Spotlight on Veterinary Social Workers

Social workers have a history of working in diverse environments, helping individuals, groups and communities restore or enhance their capacity for social functioning. Recently, a new environment has been added to list of places where you might find these health care professionals: the veterinary office or animal hospital.

The traditional work environments for social workers include: 

  • Schools
  • Hospitals and other health care settings
  • Mental health and substance use clinics
  • Senior centers and other aging services organizations
  • Private practice
  • Prisons
  • Corporations
  • Military
  • Social services agencies
  • Elected office and policy advocacy organizations

Within the past decade, veterinary offices and animal hospitals has been added to this list as people begin to recognizing the depth of the human-animal bond. Working together, veterinarians and social workers can ensure both animal and human needs are met. 

The University of Tennessee – Knoxville Veterinary Social Work program prepares social workers to counsel owners and their families through treatments. Along with helping them make hard decisions about how long to provide treatment, those who graduate from programs like this can also help communicate about pets’ health with family members. According to Elizabeth Strand, director of the program, veterinary social work “…is truly a marriage between the two professions.” 

When chronic illnesses or severe injuries place a financial burden on pet owners, veterinary social workers help prioritize treatments and guide families as they make hard decisions about how long to provide treatment. Once a pet has passed away, social workers can help talk through the grieving process. If a pet passes on while family members are out of town, these health care professionals can help communicate the loss. 

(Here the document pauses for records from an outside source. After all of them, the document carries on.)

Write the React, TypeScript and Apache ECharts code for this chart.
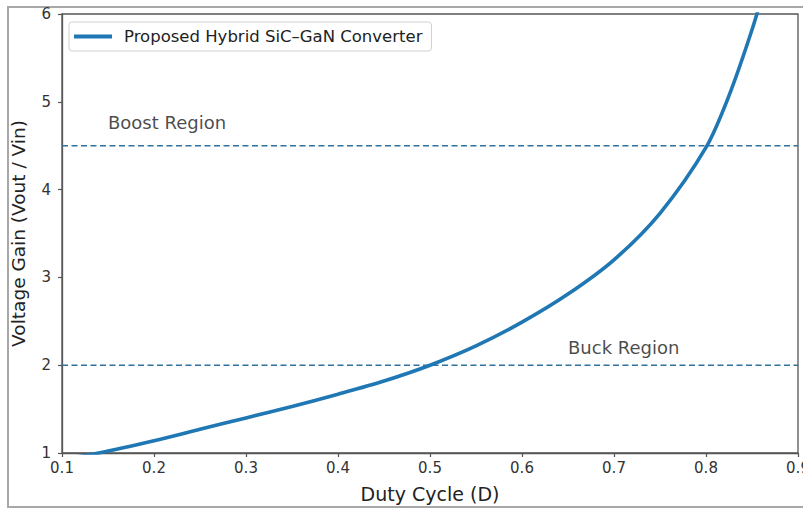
import React, { useEffect, useRef } from "react";
import * as echarts from "echarts";

// Duty cycle (x) and voltage gain (y)
const dutyCycle = [0.1, 0.14, 0.2, 0.25, 0.3, 0.35, 0.4, 0.45, 0.5, 0.55, 0.6, 0.65, 0.7, 0.75, 0.8, 0.825, 0.85, 0.865];
const voltageGain = [0.93, 1.0, 1.14, 1.27, 1.4, 1.53, 1.67, 1.82, 2.0, 2.22, 2.49, 2.81, 3.2, 3.73, 4.48, 5.07, 5.82, 6.35];

const seriesName = "Proposed Hybrid SiC\u2013GaN Converter";

// Region threshold lines
const thresholdNames = ["Boost threshold", "Buck threshold"];
const thresholdValues = [4.5, 2.0];

// Region annotations
const regionLabels = ["Boost Region", "Buck Region"];
const regionLabelX = [0.15, 0.65];
const regionLabelY = [4.76, 2.2];

const xTicks = { min: 0.1, max: 0.9, interval: 0.1 };
const yTicks = { min: 1, max: 6, interval: 1 };

const FONT = "DejaVu Sans";
const AXIS_COLOR = "#555";

export default function App() {
  const ref = useRef<HTMLDivElement>(null);

  useEffect(() => {
    if (!ref.current) return;
    const chart = echarts.init(ref.current, undefined, { renderer: "svg" });

    const curve = dutyCycle.map((d, i) => [d, voltageGain[i]]);

    const thresholdSeries = thresholdValues.map((v, i) => ({
      name: thresholdNames[i],
      type: "line",
      data: [
        [xTicks.min, v],
        [xTicks.max, v],
      ],
      symbol: "none",
      silent: true,
      lineStyle: { color: "#2f72a0", width: 1.6, type: [6, 3.5] },
      z: 2,
    }));

    const option: any = {
      animation: false,
      textStyle: { fontFamily: FONT },
      grid: {
        left: 62,
        right: 5,
        top: 14,
        bottom: 56,
        show: true,
        borderColor: AXIS_COLOR,
        borderWidth: 1.3,
        backgroundColor: "transparent",
        outerBoundsMode: "none",
        containLabel: false,
      },
      graphic: [
        {
          type: "rect",
          shape: { x: 8, y: 7, width: 805, height: 500 },
          style: { fill: "none", stroke: "#a8a8a8", lineWidth: 2 },
          silent: true,
          z: -10,
        },
      ],
      legend: {
        data: [seriesName],
        left: 69,
        top: 22,
        icon: "rect",
        itemWidth: 38,
        itemHeight: 4,
        padding: [6, 9, 6, 5],
        borderColor: "#d0d0d0",
        borderWidth: 1,
        borderRadius: 3,
        backgroundColor: "rgba(255,255,255,0.85)",
        textStyle: {
          fontFamily: FONT,
          fontSize: 16.5,
          color: "#222",
          padding: [0, 0, 0, 7],
          lineHeight: 17,
        },
      },
      xAxis: {
        type: "value",
        min: xTicks.min,
        max: xTicks.max,
        interval: xTicks.interval,
        name: "Duty Cycle (D)",
        nameLocation: "middle",
        nameGap: 31,
        nameTextStyle: { fontFamily: FONT, fontSize: 19, color: "#222" },
        axisLine: { show: true, lineStyle: { color: AXIS_COLOR, width: 1.3 } },
        axisTick: { show: true, length: 4, lineStyle: { color: AXIS_COLOR, width: 1.2 } },
        axisLabel: {
          fontFamily: FONT,
          fontSize: 15,
          color: "#333",
          margin: 7,
          showMaxLabel: true,
          formatter: (v: number) => v.toFixed(1),
        },
        splitLine: { show: false },
      },
      yAxis: {
        type: "value",
        min: yTicks.min,
        max: yTicks.max,
        interval: yTicks.interval,
        name: "Voltage Gain (Vout / Vin)",
        nameLocation: "middle",
        nameGap: 34,
        nameTextStyle: { fontFamily: FONT, fontSize: 18.5, color: "#222" },
        axisLine: { show: true, lineStyle: { color: AXIS_COLOR, width: 1.3 } },
        axisTick: { show: true, length: 4, lineStyle: { color: AXIS_COLOR, width: 1.2 } },
        axisLabel: {
          fontFamily: FONT,
          fontSize: 15,
          color: "#333",
          margin: 11,
          formatter: (v: number) => String(v),
        },
        splitLine: { show: false },
      },
      series: [
        ...thresholdSeries,
        {
          name: seriesName,
          type: "line",
          data: curve,
          symbol: "none",
          smooth: 0.3,
          clip: true,
          lineStyle: { color: "#1f77b4", width: 3.6 },
          itemStyle: { color: "#1f77b4" },
          z: 3,
        },
        {
          name: "Region labels",
          type: "scatter",
          symbolSize: 0,
          silent: true,
          data: regionLabels.map((n, i) => ({ name: n, value: [regionLabelX[i], regionLabelY[i]] })),
          label: {
            show: true,
            position: "right",
            distance: 0,
            formatter: (p: any) => p.name,
            fontFamily: FONT,
            fontSize: 18,
            color: "#1a1a1a",
            verticalAlign: "middle",
          },
          z: 4,
        },
      ],
    };

    chart.setOption(option);
    return () => chart.dispose();
  }, []);

  return (
    <div
      ref={ref}
      style={{ position: "absolute", left: 0, top: 0, width: 803, height: 509, background: "#fff" }}
    />
  );
}
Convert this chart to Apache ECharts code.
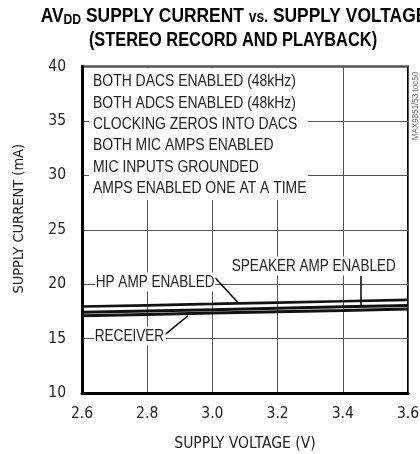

“At the end of every leash is a human, and every person who walks into the clinic has a unique set of circumstances and bond to their animal which influence their treatment decisions,” Brittany McPherson, a veterinary social worker, told the American Veterinary Medical Association. “My work’s important because as a social worker, I am trained to know how to take all these factors into account when working with clients.”

The support offered by veterinary social workers can help families work through many complications that arise for an animal in poor health. If you love animals and want to promote wellness for their people at the same time, explore becoming a veterinary social worker.